What is required:
Of all the lines in the material, how many include the word "this"? Reply with the number alone.

[Rows from a dataset of charts and code]
++++
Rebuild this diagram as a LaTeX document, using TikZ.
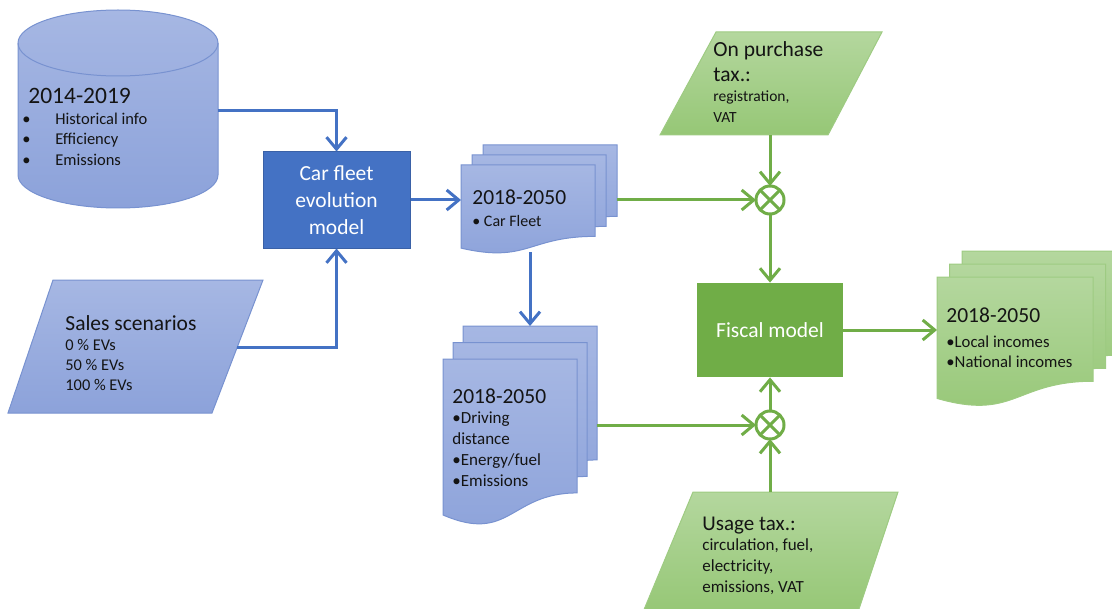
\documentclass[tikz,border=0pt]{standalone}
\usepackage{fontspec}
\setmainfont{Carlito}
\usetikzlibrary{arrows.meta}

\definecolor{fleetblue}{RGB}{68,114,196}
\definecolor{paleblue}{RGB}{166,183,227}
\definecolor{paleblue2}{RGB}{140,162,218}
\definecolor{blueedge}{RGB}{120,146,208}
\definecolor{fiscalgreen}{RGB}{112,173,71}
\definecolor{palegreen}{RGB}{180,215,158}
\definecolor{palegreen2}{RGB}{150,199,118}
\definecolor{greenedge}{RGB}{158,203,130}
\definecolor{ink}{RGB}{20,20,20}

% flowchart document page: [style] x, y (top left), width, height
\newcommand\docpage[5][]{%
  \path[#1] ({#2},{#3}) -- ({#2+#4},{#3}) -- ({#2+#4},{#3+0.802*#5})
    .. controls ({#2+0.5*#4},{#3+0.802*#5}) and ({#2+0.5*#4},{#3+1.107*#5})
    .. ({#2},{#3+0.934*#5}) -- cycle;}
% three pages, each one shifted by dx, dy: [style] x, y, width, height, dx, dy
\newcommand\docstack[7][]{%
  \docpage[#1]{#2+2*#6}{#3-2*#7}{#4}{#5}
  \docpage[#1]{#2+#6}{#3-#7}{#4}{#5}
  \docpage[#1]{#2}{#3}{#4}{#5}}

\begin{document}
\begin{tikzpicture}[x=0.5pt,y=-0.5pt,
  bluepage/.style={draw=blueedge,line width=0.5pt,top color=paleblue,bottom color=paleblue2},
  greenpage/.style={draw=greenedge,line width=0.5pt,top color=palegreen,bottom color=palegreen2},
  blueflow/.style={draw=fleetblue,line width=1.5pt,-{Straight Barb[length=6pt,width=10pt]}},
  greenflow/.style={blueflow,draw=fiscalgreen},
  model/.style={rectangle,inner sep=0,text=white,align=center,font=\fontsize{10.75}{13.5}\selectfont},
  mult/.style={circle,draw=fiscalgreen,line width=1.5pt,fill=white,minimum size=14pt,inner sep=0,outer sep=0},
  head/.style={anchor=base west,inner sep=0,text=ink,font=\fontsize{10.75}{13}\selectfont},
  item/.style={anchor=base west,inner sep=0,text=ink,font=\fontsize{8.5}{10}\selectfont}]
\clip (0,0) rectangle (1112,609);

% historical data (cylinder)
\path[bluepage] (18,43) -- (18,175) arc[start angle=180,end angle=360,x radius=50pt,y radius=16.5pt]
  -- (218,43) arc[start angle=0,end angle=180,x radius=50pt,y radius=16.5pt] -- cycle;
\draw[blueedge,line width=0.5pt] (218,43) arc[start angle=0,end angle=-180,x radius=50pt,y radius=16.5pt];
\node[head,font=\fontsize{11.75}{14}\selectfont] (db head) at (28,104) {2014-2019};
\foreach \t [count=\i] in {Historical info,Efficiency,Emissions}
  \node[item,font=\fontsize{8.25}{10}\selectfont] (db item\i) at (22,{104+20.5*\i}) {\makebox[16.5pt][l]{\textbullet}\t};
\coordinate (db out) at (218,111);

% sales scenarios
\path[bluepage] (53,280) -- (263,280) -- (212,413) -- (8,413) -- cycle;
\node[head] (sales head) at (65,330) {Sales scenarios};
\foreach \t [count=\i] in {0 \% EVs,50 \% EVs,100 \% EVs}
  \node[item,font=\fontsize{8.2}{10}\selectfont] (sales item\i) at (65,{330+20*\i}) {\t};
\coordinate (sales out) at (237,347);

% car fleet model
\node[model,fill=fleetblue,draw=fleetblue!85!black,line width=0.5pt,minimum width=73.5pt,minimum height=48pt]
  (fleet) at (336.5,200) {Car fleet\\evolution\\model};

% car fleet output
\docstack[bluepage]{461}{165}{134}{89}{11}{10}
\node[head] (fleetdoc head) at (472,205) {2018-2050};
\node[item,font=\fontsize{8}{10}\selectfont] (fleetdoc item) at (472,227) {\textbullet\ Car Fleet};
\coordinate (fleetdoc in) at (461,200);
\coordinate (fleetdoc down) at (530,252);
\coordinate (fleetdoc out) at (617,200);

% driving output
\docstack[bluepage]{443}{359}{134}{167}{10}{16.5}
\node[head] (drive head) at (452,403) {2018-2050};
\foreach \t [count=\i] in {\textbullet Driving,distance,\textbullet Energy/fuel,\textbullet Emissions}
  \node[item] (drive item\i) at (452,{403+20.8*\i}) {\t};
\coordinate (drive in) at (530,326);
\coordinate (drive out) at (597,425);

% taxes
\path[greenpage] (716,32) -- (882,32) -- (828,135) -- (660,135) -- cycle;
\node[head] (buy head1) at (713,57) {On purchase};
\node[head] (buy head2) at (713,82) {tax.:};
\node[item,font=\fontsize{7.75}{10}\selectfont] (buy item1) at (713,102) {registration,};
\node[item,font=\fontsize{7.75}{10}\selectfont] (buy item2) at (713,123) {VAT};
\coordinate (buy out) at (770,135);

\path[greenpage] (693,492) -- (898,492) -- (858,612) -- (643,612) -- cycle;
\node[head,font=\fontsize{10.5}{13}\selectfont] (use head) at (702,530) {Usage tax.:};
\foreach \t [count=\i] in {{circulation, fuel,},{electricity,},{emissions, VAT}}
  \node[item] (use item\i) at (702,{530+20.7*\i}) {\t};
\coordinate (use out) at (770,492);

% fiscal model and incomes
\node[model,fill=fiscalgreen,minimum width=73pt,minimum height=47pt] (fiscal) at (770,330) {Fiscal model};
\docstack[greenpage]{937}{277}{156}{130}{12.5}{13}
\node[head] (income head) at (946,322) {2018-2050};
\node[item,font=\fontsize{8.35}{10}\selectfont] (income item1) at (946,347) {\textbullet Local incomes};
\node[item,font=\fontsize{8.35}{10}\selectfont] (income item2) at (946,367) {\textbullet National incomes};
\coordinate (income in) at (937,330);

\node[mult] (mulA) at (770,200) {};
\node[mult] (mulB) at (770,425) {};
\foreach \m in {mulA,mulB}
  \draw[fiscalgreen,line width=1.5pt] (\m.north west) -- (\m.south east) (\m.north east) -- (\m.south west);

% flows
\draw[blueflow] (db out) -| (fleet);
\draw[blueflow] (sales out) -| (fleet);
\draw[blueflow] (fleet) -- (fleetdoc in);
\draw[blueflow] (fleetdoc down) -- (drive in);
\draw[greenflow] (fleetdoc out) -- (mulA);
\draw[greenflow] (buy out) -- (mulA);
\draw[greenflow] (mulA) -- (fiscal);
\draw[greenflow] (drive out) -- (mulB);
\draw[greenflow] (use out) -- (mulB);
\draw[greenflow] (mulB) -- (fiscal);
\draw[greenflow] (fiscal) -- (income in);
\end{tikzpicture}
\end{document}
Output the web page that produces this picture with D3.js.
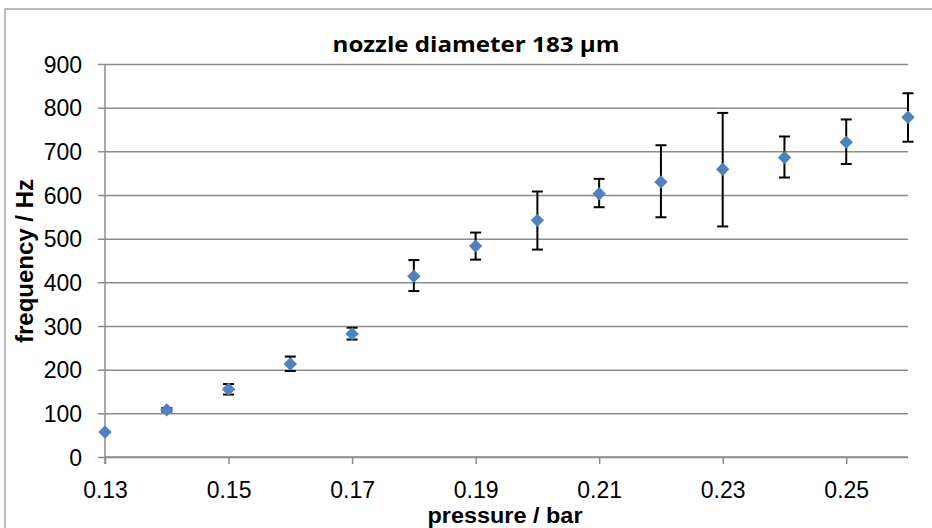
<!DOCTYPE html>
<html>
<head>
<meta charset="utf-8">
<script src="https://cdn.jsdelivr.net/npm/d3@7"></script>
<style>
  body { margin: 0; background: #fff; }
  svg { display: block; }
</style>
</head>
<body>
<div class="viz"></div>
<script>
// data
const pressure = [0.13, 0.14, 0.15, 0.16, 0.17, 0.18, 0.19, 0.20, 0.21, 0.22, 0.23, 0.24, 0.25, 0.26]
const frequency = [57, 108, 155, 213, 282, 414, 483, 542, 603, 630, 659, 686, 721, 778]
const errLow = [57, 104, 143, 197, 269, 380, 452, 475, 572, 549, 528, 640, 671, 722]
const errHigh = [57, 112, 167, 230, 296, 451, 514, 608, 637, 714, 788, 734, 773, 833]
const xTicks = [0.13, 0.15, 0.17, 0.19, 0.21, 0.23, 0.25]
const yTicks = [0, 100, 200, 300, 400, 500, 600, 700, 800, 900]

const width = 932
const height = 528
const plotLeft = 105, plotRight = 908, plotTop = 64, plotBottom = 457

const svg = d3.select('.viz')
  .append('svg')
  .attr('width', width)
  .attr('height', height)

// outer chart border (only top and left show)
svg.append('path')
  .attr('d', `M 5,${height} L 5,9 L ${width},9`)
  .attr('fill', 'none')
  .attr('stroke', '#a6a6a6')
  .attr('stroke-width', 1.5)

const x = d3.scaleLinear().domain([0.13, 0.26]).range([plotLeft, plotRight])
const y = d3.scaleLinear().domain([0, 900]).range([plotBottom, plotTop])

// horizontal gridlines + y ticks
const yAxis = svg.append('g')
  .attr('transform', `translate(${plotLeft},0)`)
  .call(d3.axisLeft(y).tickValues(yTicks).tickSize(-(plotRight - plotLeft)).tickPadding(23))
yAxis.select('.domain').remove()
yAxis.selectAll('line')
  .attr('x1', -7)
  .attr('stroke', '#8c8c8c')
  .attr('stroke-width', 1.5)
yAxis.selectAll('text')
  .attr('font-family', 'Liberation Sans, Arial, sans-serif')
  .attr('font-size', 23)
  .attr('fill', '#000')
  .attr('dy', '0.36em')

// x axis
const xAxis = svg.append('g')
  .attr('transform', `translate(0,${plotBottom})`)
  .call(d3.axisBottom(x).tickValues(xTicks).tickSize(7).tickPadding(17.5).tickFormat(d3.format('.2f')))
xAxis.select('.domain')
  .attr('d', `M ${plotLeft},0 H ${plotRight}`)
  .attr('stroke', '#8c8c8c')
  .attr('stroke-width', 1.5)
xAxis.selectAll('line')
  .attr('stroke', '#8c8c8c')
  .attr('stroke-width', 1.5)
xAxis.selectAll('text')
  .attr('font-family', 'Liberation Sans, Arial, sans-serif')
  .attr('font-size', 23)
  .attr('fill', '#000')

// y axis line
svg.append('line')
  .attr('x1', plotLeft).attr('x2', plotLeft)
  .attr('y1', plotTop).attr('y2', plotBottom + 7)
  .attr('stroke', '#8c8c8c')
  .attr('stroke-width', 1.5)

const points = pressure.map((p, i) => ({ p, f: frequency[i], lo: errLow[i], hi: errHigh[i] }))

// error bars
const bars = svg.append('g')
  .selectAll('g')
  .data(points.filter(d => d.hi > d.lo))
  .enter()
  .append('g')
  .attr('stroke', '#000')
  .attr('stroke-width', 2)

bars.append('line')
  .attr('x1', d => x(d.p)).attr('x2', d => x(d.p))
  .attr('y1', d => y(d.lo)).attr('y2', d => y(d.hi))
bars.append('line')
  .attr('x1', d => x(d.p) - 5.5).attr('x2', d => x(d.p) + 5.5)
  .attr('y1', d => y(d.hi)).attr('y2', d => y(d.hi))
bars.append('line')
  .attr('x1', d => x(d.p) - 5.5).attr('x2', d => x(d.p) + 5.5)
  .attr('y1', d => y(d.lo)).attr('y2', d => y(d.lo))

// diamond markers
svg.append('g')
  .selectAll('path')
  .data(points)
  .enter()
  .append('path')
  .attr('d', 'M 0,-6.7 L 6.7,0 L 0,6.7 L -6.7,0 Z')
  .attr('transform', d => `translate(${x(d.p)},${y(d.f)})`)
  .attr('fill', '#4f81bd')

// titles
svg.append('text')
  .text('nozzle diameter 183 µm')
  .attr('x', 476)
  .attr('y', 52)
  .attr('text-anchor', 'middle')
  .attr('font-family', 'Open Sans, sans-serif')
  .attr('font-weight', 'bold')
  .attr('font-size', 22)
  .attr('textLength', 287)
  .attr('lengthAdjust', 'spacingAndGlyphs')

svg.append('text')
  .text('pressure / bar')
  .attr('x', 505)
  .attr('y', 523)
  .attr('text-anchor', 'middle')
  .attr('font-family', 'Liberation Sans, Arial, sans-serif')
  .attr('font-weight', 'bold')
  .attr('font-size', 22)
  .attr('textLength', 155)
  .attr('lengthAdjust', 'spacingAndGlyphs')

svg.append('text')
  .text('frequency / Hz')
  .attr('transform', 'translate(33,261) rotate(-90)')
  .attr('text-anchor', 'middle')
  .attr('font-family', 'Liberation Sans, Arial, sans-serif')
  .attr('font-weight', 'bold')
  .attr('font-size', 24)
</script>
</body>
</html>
++++
Problem solution:
2